(Excerpt from a dataset)
§
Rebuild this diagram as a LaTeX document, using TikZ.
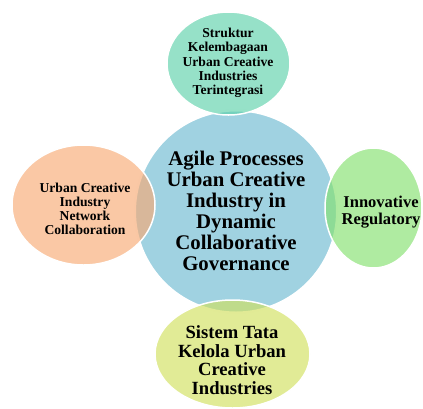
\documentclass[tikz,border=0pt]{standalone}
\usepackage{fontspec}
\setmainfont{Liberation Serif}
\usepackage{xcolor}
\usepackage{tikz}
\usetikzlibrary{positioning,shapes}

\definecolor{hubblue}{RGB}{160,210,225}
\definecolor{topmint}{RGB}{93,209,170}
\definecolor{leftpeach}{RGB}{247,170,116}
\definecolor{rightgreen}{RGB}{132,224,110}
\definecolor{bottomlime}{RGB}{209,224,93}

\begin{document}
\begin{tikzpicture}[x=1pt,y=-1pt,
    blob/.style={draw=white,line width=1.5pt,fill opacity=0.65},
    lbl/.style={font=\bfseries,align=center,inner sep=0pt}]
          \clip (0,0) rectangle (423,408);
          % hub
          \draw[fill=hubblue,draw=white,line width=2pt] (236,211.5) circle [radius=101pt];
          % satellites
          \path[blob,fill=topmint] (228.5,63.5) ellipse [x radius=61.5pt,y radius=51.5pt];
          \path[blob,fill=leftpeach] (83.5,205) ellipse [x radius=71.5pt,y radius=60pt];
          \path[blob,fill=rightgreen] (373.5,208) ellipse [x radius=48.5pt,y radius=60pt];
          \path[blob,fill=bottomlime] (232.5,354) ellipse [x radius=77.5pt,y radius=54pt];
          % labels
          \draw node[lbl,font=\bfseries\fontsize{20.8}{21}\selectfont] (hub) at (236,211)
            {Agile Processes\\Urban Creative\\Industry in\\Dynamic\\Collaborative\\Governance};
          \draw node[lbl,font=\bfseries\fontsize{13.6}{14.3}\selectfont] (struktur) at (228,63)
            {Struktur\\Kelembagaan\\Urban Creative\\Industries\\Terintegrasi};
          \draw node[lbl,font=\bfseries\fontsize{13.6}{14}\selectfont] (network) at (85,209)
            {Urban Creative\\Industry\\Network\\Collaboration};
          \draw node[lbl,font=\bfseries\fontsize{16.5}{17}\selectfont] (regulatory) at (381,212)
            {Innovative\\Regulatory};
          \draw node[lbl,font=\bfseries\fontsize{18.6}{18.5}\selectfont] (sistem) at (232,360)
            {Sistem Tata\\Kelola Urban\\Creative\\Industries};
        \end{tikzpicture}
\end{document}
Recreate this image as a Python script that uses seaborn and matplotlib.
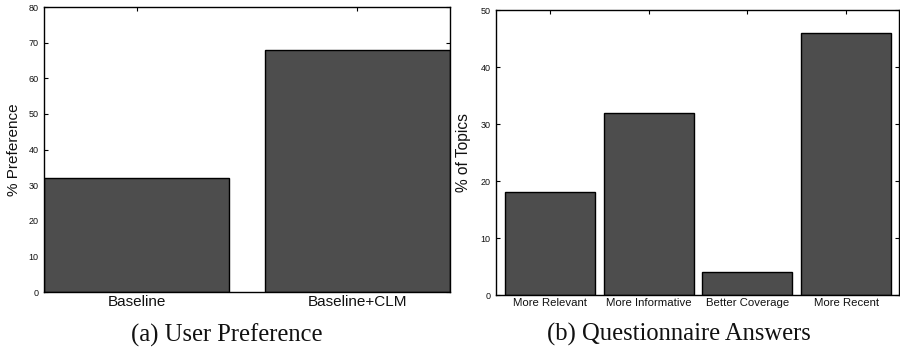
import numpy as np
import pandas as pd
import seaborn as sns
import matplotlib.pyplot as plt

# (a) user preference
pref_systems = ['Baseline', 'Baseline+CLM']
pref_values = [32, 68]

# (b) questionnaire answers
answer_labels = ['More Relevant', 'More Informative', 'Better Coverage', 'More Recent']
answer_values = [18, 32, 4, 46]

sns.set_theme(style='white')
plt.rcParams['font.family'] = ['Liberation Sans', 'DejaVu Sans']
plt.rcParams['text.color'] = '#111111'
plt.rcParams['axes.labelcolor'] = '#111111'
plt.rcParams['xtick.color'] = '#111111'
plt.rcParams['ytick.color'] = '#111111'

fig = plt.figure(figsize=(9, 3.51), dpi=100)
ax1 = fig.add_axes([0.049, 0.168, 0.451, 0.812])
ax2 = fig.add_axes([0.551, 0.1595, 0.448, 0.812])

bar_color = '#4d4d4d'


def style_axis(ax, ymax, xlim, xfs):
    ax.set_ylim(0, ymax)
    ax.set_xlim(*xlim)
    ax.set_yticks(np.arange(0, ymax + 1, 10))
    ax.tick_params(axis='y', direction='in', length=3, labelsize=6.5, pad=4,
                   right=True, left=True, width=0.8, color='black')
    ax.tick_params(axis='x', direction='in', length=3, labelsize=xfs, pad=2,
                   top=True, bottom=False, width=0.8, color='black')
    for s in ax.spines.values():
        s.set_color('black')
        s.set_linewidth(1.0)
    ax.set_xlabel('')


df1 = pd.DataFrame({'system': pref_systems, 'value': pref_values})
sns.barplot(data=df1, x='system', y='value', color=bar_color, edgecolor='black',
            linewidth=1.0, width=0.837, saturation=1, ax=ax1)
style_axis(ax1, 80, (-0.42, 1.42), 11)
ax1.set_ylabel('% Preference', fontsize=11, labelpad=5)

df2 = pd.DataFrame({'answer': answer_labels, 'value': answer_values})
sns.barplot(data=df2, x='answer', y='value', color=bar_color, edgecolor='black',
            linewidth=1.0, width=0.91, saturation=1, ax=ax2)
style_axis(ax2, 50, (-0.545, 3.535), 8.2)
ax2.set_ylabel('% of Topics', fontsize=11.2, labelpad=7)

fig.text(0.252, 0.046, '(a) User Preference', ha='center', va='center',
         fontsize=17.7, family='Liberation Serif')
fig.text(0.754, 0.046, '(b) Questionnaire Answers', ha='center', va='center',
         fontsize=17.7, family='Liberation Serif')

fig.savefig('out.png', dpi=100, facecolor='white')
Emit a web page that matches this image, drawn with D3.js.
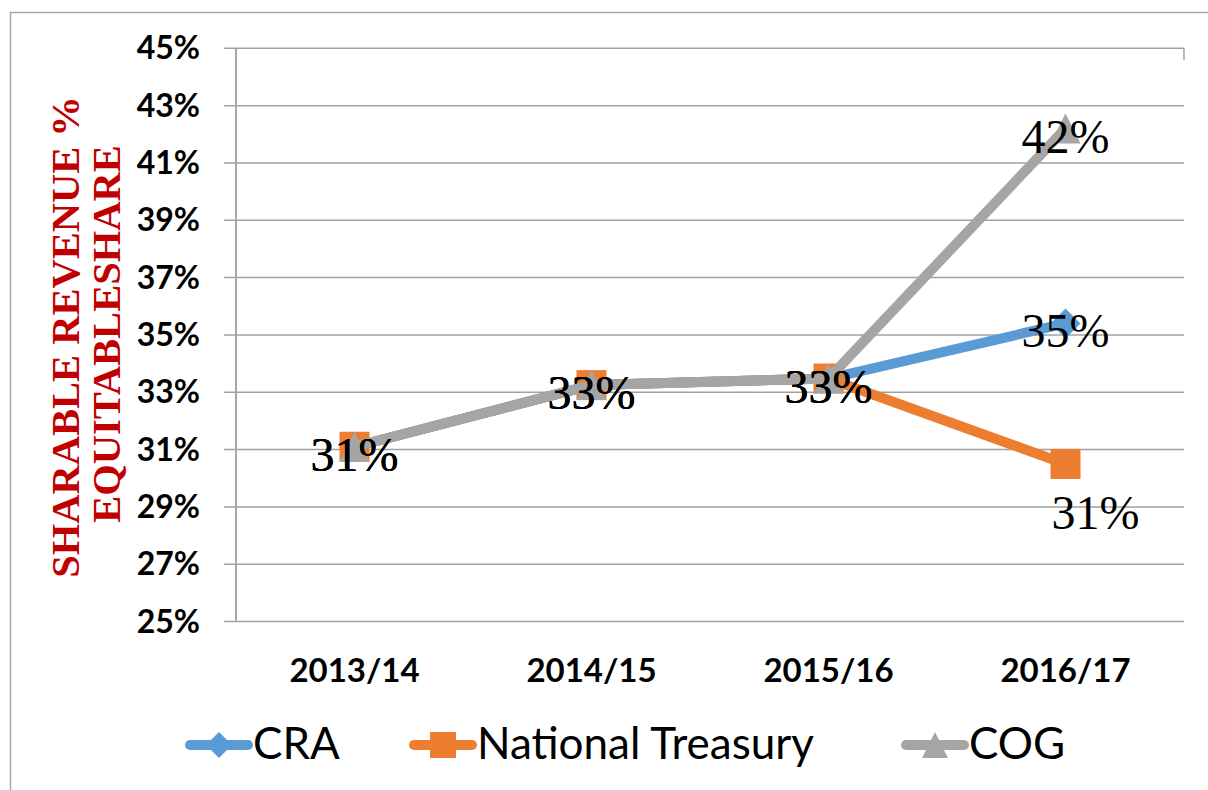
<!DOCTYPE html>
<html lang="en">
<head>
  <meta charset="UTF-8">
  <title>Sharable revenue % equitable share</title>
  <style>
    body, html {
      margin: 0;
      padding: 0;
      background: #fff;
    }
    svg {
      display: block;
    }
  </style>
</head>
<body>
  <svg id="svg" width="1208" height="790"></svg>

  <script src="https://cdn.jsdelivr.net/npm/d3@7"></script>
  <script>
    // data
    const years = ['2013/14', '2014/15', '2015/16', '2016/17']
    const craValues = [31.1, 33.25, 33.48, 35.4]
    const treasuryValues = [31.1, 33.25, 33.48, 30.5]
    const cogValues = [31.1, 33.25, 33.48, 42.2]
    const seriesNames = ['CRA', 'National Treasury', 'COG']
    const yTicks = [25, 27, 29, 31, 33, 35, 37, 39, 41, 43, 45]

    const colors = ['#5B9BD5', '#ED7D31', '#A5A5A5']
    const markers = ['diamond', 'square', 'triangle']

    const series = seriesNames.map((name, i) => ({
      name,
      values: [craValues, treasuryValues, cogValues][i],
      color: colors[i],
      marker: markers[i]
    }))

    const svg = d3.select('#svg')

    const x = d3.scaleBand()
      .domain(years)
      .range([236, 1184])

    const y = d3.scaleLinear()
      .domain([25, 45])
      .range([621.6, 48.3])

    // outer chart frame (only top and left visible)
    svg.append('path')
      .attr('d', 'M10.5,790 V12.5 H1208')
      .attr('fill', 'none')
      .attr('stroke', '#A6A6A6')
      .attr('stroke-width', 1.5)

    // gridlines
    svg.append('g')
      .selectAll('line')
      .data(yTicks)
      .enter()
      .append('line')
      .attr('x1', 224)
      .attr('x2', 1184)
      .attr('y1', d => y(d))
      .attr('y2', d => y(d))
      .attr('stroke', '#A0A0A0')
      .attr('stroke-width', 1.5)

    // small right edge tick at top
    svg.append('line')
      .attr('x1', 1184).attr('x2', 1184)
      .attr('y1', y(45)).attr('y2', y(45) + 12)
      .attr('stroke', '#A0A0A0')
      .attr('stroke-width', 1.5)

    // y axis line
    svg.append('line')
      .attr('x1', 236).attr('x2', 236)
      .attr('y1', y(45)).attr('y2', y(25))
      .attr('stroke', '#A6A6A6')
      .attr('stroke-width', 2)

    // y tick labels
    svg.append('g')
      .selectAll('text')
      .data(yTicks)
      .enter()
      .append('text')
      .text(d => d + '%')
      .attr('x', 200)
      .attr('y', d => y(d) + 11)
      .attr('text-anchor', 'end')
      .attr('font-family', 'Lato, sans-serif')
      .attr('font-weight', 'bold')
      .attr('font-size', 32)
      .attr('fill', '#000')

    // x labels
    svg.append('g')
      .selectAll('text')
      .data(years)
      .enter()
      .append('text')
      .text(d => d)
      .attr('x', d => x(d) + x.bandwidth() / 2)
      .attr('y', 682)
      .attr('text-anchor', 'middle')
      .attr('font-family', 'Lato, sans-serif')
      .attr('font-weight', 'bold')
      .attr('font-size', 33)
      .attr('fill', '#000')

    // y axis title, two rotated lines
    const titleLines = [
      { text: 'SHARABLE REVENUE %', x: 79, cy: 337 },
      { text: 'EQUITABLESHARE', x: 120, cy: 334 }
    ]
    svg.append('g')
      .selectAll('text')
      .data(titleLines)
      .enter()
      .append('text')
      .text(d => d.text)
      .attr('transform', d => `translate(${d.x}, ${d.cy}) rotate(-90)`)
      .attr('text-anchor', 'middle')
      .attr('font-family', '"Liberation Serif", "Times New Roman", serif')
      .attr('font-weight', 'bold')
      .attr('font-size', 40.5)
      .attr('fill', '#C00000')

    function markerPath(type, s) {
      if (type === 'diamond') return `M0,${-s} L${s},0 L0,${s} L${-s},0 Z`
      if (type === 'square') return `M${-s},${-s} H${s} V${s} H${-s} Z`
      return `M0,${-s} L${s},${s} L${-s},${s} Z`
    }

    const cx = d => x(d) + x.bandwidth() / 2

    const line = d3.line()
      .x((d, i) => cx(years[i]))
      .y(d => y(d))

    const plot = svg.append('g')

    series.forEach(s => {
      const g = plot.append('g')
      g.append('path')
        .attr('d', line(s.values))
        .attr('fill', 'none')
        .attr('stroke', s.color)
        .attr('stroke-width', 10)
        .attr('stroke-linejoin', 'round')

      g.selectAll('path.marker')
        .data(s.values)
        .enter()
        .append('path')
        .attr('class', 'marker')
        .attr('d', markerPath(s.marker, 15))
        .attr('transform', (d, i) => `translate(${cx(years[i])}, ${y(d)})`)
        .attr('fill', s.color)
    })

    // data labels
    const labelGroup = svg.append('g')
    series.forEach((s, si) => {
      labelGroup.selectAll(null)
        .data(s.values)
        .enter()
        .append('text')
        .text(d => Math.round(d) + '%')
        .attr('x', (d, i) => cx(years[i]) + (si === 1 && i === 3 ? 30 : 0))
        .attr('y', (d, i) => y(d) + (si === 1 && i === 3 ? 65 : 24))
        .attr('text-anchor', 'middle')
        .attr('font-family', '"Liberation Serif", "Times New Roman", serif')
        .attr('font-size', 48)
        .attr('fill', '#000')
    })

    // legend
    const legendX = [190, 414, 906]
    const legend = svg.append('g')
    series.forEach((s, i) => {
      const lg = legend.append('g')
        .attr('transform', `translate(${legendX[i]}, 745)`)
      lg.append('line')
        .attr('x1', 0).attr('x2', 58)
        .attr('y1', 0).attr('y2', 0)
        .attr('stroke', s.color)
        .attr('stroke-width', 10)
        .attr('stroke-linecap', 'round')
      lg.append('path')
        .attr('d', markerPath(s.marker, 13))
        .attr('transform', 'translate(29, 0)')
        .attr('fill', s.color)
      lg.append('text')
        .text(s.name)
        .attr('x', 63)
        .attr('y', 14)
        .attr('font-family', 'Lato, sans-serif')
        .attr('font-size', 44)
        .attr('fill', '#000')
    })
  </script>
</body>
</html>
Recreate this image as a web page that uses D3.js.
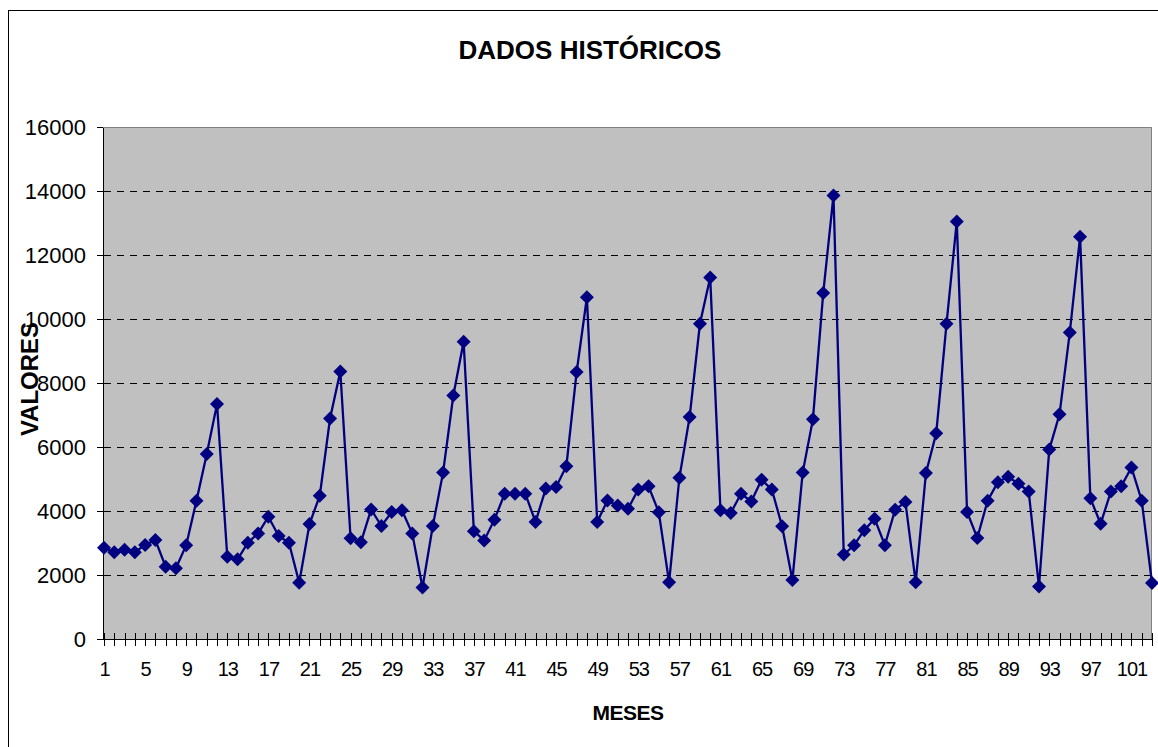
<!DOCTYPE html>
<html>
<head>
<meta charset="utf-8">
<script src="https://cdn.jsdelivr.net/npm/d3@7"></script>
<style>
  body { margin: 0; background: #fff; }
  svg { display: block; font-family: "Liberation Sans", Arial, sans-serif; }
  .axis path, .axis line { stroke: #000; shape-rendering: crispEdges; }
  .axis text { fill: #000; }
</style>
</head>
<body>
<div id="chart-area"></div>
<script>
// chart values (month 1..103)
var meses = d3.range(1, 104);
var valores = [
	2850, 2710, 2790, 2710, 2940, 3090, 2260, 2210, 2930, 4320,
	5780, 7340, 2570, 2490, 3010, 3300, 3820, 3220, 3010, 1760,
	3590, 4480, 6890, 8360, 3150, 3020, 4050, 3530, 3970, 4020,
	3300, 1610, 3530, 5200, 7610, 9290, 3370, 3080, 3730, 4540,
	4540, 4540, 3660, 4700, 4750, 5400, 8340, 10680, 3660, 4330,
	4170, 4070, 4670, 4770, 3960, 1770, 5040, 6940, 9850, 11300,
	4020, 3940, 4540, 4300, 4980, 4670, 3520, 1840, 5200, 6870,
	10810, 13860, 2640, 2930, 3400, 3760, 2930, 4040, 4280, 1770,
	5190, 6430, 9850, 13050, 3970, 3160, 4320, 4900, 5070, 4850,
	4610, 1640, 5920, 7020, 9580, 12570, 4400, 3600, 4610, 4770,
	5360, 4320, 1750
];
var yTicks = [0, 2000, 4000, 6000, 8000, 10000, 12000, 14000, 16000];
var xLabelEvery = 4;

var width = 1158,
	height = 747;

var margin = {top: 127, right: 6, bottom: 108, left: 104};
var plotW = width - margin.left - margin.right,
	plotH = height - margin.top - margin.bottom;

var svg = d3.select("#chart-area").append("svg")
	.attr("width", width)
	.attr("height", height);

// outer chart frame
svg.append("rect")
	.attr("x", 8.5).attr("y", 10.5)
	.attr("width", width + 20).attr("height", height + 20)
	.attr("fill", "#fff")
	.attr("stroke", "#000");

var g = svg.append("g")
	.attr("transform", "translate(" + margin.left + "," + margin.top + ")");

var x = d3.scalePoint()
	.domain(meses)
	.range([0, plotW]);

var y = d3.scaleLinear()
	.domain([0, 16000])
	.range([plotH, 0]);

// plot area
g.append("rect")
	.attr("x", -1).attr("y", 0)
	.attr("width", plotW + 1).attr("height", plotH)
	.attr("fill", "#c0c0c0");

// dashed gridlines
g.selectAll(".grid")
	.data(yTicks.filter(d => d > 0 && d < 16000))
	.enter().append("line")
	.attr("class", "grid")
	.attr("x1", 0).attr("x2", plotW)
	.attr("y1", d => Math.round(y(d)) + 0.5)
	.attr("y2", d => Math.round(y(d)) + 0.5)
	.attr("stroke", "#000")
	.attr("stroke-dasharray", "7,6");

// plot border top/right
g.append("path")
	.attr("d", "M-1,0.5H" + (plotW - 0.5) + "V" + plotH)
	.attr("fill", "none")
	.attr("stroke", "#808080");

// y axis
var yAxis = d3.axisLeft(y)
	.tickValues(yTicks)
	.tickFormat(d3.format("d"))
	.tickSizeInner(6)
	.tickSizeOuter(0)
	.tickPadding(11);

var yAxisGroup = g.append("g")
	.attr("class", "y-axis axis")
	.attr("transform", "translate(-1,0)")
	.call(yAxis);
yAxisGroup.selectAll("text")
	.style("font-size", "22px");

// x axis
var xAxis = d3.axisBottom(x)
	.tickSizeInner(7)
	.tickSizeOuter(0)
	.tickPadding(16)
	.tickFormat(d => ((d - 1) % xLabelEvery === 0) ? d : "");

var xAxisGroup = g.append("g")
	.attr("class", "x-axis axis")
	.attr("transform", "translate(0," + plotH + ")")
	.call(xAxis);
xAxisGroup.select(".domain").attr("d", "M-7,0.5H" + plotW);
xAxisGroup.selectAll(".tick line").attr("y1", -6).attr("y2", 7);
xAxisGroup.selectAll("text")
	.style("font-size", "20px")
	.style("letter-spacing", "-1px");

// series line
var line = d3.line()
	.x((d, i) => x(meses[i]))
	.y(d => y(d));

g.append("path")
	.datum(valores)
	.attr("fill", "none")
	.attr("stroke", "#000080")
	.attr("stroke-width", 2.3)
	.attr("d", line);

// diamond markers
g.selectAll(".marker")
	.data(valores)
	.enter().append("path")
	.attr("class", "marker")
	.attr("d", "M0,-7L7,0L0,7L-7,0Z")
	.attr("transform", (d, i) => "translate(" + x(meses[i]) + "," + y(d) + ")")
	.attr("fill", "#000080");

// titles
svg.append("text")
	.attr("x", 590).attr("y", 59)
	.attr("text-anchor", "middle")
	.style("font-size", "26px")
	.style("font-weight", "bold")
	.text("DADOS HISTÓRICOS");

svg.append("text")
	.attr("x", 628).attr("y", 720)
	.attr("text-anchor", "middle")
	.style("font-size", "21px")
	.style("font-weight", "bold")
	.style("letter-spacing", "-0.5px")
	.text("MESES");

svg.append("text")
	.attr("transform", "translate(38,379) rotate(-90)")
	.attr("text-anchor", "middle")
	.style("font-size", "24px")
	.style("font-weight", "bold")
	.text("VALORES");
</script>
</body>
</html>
§
§ What is required
Pull out only the lines from the one with "Recreate this image as a Python" up to and including the one with "plt.rcParams['ytick.color'] = '#111111'", and drop any pictures along the way.

§ Written answer
Recreate this image as a Python script that uses seaborn and matplotlib.
import numpy as np
import pandas as pd
import seaborn as sns
import matplotlib.pyplot as plt

# (a) user preference
pref_systems = ['Baseline', 'Baseline+CLM']
pref_values = [32, 68]

# (b) questionnaire answers
answer_labels = ['More Relevant', 'More Informative', 'Better Coverage', 'More Recent']
answer_values = [18, 32, 4, 46]

sns.set_theme(style='white')
plt.rcParams['font.family'] = ['Liberation Sans', 'DejaVu Sans']
plt.rcParams['text.color'] = '#111111'
plt.rcParams['axes.labelcolor'] = '#111111'
plt.rcParams['xtick.color'] = '#111111'
plt.rcParams['ytick.color'] = '#111111'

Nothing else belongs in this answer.